* Given material:
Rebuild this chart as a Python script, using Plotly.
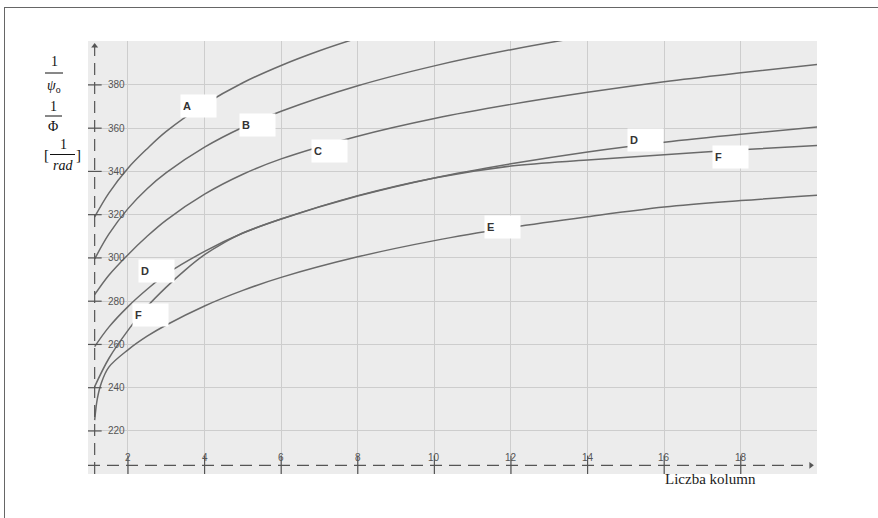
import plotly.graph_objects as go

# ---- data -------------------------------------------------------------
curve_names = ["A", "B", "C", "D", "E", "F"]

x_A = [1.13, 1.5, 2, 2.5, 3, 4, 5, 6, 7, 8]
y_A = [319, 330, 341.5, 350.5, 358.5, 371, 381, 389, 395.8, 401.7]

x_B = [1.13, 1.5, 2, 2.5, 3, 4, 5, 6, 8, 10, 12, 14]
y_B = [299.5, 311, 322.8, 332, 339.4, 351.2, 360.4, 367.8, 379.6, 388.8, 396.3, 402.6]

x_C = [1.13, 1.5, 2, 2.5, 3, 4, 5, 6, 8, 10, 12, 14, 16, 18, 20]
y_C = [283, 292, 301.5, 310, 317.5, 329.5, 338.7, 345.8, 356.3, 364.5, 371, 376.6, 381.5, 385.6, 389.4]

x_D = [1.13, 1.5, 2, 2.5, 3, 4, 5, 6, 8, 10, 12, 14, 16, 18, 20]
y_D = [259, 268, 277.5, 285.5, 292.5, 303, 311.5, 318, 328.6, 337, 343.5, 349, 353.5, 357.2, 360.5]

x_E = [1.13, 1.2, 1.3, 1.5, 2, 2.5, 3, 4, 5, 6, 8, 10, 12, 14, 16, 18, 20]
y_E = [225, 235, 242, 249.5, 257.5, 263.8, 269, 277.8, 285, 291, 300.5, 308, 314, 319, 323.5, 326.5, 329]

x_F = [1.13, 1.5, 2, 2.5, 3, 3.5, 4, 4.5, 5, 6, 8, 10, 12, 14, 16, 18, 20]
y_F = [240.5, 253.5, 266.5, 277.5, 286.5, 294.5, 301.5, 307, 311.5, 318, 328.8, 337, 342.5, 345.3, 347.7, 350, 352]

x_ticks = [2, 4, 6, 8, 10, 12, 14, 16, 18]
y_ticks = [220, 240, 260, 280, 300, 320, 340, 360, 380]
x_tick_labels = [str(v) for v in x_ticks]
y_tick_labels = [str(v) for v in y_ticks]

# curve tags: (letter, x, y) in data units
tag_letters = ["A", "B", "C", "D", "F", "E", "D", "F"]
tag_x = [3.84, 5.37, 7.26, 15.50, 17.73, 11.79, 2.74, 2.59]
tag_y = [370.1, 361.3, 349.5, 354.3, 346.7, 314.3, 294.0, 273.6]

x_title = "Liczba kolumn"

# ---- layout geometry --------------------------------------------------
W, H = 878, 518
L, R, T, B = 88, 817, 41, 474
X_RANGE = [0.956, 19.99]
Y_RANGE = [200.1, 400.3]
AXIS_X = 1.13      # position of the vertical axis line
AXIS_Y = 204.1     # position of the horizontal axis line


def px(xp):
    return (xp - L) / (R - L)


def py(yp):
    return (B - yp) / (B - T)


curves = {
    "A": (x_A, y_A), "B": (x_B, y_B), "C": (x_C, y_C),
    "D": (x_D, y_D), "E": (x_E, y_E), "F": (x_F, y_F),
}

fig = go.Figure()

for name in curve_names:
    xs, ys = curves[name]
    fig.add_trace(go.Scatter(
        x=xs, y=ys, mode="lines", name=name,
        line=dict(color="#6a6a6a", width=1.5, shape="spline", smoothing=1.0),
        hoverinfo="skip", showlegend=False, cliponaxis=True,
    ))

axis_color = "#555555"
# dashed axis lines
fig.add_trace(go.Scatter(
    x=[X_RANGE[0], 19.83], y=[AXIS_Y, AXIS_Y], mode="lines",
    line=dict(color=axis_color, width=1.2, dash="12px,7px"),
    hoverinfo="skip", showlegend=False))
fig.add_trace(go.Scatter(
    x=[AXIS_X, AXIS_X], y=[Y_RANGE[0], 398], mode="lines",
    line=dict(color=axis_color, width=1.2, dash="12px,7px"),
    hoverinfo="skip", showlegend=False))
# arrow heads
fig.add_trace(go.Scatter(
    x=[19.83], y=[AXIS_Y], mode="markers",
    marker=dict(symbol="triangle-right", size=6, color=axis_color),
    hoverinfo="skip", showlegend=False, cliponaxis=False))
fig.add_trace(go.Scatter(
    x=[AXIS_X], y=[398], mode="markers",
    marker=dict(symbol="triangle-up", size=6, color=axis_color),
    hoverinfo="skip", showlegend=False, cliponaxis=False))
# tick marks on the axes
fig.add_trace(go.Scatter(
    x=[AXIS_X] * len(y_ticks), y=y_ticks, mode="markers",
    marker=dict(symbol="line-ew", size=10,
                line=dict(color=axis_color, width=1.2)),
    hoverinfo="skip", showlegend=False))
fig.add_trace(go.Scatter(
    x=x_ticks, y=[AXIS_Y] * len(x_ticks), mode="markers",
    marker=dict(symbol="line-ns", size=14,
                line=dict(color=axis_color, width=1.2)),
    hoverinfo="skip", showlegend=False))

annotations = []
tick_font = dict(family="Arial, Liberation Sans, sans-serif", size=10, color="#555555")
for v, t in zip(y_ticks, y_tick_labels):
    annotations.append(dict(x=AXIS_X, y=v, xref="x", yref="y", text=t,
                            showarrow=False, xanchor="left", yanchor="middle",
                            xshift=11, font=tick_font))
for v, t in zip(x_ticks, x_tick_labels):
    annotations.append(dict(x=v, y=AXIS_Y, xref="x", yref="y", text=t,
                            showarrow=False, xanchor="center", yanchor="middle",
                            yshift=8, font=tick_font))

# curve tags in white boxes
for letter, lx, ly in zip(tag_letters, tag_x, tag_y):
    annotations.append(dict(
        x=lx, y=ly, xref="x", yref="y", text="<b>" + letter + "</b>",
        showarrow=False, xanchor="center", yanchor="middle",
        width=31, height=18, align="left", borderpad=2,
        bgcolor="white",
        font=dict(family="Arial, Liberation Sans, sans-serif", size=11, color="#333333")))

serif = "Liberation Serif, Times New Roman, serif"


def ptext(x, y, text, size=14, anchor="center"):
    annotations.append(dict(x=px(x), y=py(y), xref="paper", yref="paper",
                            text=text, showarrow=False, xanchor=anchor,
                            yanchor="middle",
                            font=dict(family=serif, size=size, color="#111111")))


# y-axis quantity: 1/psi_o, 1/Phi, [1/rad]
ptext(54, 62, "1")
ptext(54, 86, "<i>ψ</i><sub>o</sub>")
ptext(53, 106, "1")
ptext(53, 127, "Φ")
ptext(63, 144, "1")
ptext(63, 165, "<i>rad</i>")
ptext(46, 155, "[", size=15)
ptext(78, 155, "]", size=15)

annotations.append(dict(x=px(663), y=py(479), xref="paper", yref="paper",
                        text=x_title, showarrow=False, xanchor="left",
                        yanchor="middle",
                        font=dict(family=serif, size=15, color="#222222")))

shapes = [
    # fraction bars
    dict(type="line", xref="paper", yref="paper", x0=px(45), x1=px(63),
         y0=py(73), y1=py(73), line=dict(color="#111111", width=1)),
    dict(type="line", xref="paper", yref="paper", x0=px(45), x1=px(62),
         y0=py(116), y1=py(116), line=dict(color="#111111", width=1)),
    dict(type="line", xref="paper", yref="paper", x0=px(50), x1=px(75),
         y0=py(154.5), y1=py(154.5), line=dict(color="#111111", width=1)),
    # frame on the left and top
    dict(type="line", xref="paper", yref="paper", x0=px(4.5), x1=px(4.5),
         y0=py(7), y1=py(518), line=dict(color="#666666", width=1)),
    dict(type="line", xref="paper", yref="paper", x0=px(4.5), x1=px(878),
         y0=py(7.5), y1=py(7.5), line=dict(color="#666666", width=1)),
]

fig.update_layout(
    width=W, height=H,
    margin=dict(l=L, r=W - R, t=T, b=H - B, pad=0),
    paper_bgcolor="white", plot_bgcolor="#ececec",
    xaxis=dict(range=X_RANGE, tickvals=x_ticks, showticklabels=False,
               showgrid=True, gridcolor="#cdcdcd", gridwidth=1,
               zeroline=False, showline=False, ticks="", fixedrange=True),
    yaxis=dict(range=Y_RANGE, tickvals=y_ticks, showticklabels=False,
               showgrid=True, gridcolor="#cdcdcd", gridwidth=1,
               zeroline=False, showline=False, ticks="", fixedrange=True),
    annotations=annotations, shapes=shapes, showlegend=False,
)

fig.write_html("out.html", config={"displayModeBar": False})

* What to produce: Skip the pictures, please, and transcribe only the lines from the beginning of the material through the one that contains "323.5, 326.5, 329]".

* Result of this task:
Rebuild this chart as a Python script, using Plotly.
import plotly.graph_objects as go

# ---- data -------------------------------------------------------------
curve_names = ["A", "B", "C", "D", "E", "F"]

x_A = [1.13, 1.5, 2, 2.5, 3, 4, 5, 6, 7, 8]
y_A = [319, 330, 341.5, 350.5, 358.5, 371, 381, 389, 395.8, 401.7]

x_B = [1.13, 1.5, 2, 2.5, 3, 4, 5, 6, 8, 10, 12, 14]
y_B = [299.5, 311, 322.8, 332, 339.4, 351.2, 360.4, 367.8, 379.6, 388.8, 396.3, 402.6]

x_C = [1.13, 1.5, 2, 2.5, 3, 4, 5, 6, 8, 10, 12, 14, 16, 18, 20]
y_C = [283, 292, 301.5, 310, 317.5, 329.5, 338.7, 345.8, 356.3, 364.5, 371, 376.6, 381.5, 385.6, 389.4]

x_D = [1.13, 1.5, 2, 2.5, 3, 4, 5, 6, 8, 10, 12, 14, 16, 18, 20]
y_D = [259, 268, 277.5, 285.5, 292.5, 303, 311.5, 318, 328.6, 337, 343.5, 349, 353.5, 357.2, 360.5]

x_E = [1.13, 1.2, 1.3, 1.5, 2, 2.5, 3, 4, 5, 6, 8, 10, 12, 14, 16, 18, 20]
y_E = [225, 235, 242, 249.5, 257.5, 263.8, 269, 277.8, 285, 291, 300.5, 308, 314, 319, 323.5, 326.5, 329]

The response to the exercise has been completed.